Mussolini and Balbo: dropping the Fascist pilot
Italio Balbo, Italian marshal.
Italo Balbo (1896-1940) was probably the best-known Fascist leader in Italy after Benito Mussolini, with a breathtaking career until his death at the age of 44. As a teenage boy, he was already a proto-fascist thug, looking for a fight whenever he had a chance to engage the Socialists.
Balbo participated in the First World War. He had some combat experience following the Italian defeat at Caporetto, leading to several medals for bravery and promotion to the rank of capitano.
Having become one of the first Blackshirts, Balbo impressed Mussolini and was one of the four “Quadrumvirs” who organised the Marcia su Roma (“March on Rome”) in 1922 that brought the Fascists to power. Balbo was just 25 at the time. He was also a founder member of the Grand Council of Fascism in 1923. He was reputed to have been involved in the murder of an anti-Fascist priest, but Mussolini managed to cover it up. After that Balbo kept strictly to the law, rising fast in the government hierarchy. Mussolini recognised Balbo’s worth and in rapid succession promoted him to be a general of the militia (1923), to undersecretary of state for air (1926), to air minister (1929), and finally to air marshal (1933).
Balbo taught himself to fly and soon became an expert on aviation. He did both the hard work of organising the military wing of the Regia Aeronautica, the Royal Italian Air Force, and of promoting his own brand of spectacular flying in formation. Balbo became famous for his promotion of mass international flights to demonstrate Italy’s air power. In 1933, he personally led an “Italian Air Armada” of 24 seaplanes to perform a round trip from Rome to Chicago, with eight legs including Orbetello, Amsterdam, Derry, Reykjavik, Cartwright, Shediac, Montreal, Lake Michigan, Chicago and New York City.
In Balbo’s honour, Mussolini donated a 2000-year-old Roman column from Ostia to the city of Chicago, which had a large Italian community.
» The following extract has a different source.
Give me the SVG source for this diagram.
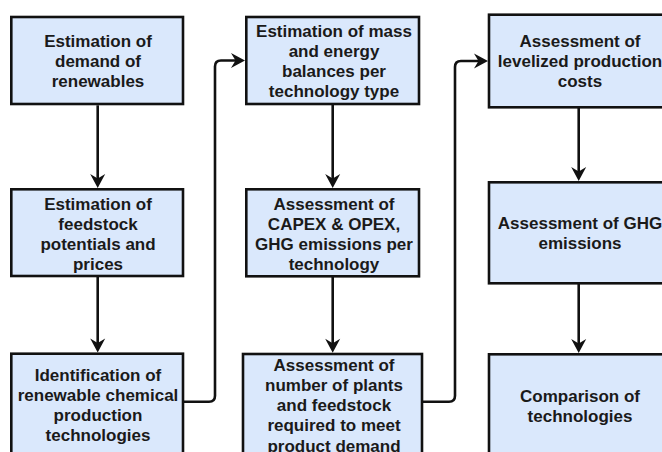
<svg xmlns="http://www.w3.org/2000/svg" width="662" height="452" viewBox="0 0 662 452">
<style>
.box{fill:#dae8fc;stroke:#111;stroke-width:2.6}
.lbl{font-family:"Liberation Sans",Arial,sans-serif;font-size:17px;font-weight:bold;fill:#1a1a1a;text-anchor:middle}
.edge{fill:none;stroke:#111;stroke-width:2.6;marker-end:url(#arr)}
</style>
<defs>
<marker id="arr" viewBox="-15 -8 16 16" refX="-5" refY="0" markerWidth="16" markerHeight="16" markerUnits="userSpaceOnUse" orient="auto" overflow="visible">
<path d="M0,0 L-14,-7.5 L-9.5,0 L-14,7.5 Z" fill="#111"/>
</marker>
</defs>
<rect width="662" height="452" fill="#fff"/>
<g id="connectors">
<path class="edge" d="M97.7,105.3 V183"/>
<path class="edge" d="M97.7,276.5 V347.5"/>
<path class="edge" d="M332.7,104 V183"/>
<path class="edge" d="M332.7,276.3 V347.7"/>
<path class="edge" d="M578.7,107.3 V176"/>
<path class="edge" d="M578.7,283.3 V348"/>
<path class="edge" d="M183,401.7 H209 Q215,401.7 215,395.7 V66.5 Q215,60.5 221,60.5 H240"/>
<path class="edge" d="M422,401.7 H449 Q455,401.7 455,395.7 V67 Q455,61 461,61 H483"/>
</g>
<g id="n1"><rect class="box" x="11.3" y="17" width="171.7" height="87"/>
<text class="lbl"><tspan x="98" y="47">Estimation of</tspan><tspan x="98" y="67">demand of</tspan><tspan x="98" y="87">renewables</tspan></text></g>
<g id="n2"><rect class="box" x="11.3" y="189.3" width="171.7" height="86.7"/>
<text class="lbl"><tspan x="98" y="210">Estimation of</tspan><tspan x="98" y="230">feedstock</tspan><tspan x="98" y="250">potentials and</tspan><tspan x="98" y="270">prices</tspan></text></g>
<g id="n3"><rect class="box" x="11.3" y="353.7" width="171.7" height="110"/>
<text class="lbl"><tspan x="98" y="381">Identification of</tspan><tspan x="98" y="401">renewable chemical</tspan><tspan x="98" y="421">production</tspan><tspan x="98" y="441">technologies</tspan></text></g>
<g id="n4"><rect class="box" x="246.3" y="17" width="172.7" height="87"/>
<text class="lbl"><tspan x="334" y="37">Estimation of mass</tspan><tspan x="334" y="57">and energy</tspan><tspan x="334" y="77">balances per</tspan><tspan x="334" y="97">technology type</tspan></text></g>
<g id="n5"><rect class="box" x="246.3" y="189.3" width="172.7" height="87"/>
<text class="lbl"><tspan x="334" y="210">Assessment of</tspan><tspan x="334" y="230">CAPEX &amp; OPEX,</tspan><tspan x="334" y="250">GHG emissions per</tspan><tspan x="334" y="270">technology</tspan></text></g>
<g id="n6"><rect class="box" x="243" y="354" width="179" height="110"/>
<text class="lbl"><tspan x="334" y="371">Assessment of</tspan><tspan x="334" y="391">number of plants</tspan><tspan x="334" y="411">and feedstock</tspan><tspan x="334" y="431">required to meet</tspan><tspan x="334" y="451.5">product demand</tspan></text></g>
<g id="n7"><rect class="box" x="489" y="14.7" width="180" height="92.6"/>
<text class="lbl"><tspan x="580" y="47">Assessment of</tspan><tspan x="580" y="67">levelized production</tspan><tspan x="580" y="87">costs</tspan></text></g>
<g id="n8"><rect class="box" x="489" y="182.3" width="180" height="101"/>
<text class="lbl"><tspan x="580" y="229">Assessment of GHG</tspan><tspan x="580" y="249">emissions</tspan></text></g>
<g id="n9"><rect class="box" x="489" y="354.3" width="180" height="110"/>
<text class="lbl"><tspan x="580" y="402">Comparison of</tspan><tspan x="580" y="422">technologies</tspan></text></g>
</svg>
The inscription (in Italian) says:
This column
twenty centuries old
erected on the beach of Ostia
port of Imperial Rome
to watch over the fortunes and victories
of the Roman triremes
Fascist Italy, by command of Benito Mussolini,
presents it to Chicago as a memorial of the Atlantic Squad led
by Balbo
that with Roman daring flew across the ocean
in the 11th year
of the Fascist era.
Balbo’s Pillar is still there in Chicago today, enduring more than 90 years of attempts to remove it. After the end of the Second World War, the anti-fascist Italian ambassador to the United States requested that the tributes to Balbo be removed. Chicago’s Mayor replied: “Why? Didn’t Balbo cross the Atlantic?” One of the more recent motions to remove the monument in 2017, was abandoned due to an Italian-American civil group arguing that Balbo was anti-Nazi and citing his importance to the Italian-American and aviation communities.
Balbo Monument, Chicago
But back to 1933. In an abrupt change of fortune, that same year of the transatlantic flight Balbo was removed from the world’s limelight and sent to Libya to become its Governor-General. He stayed in the post until his untimely death in 1940. Some speculated at the time that the reason for this political exile was Mussolini’s jealousy. According to Time Magazine article in 1937, that might have been done because Mussolini feared competition. Balbo was becoming a media darling, with his impressive floating plane armadas crossing the Atlantic, applauded and loved by the crowd wherever he went. Be it Rio de Janeiro, New York or Montreal, he dined with presidents and celebrities, from the US President Franklin D. Roosevelt and Brazil’s President Vargas to the even more famous pilot Charles Lindbergh, who in 1927 had made the first nonstop solo transatlantic flight from New York to Paris. (Lindbergh later became notorious as a pro-Nazi “America First” isolationist.) Wherever he went, Balbo was showered with honours and awards.
When Mussolini decided to ally Italy with Nazi Germany in 1939, Balbo was among the few Fascists who opposed the alliance. He told those who were enthusiastic for the agreement “you will end up wiping the boots of the Germans”. He was also critical of Mussolini’s adoption, encouraged by Hitler, of anti-Semitism. Most Italian Jews were sent to Auschwitz, including Primo Levi — the author of the best Holocaust book ever written.
Balbo’s death in 1940 is difficult to understand. His plane was brought down by friendly fire. At the time the problem was to hit a plane, not to avoid hitting it. Inevitably rumours circulated that Mussolini wanted to get rid of him, although that hypothesis has been refuted in different studies. We have to give up the notion that every dictator is a Stalin.
British flyers expressed their sorrow at Balbo’s passing. Arthur Longmore, Air Marshal of the RAF, called Balbo a great leader and gallant aviator, whom fate had placed on the other side. Wing Commander P.G. “Laddie” Lucas also praised Balbo as a courageous leader and exceptional aviator, highlighting the mutual respect among top pilots on opposing sides during the early war years.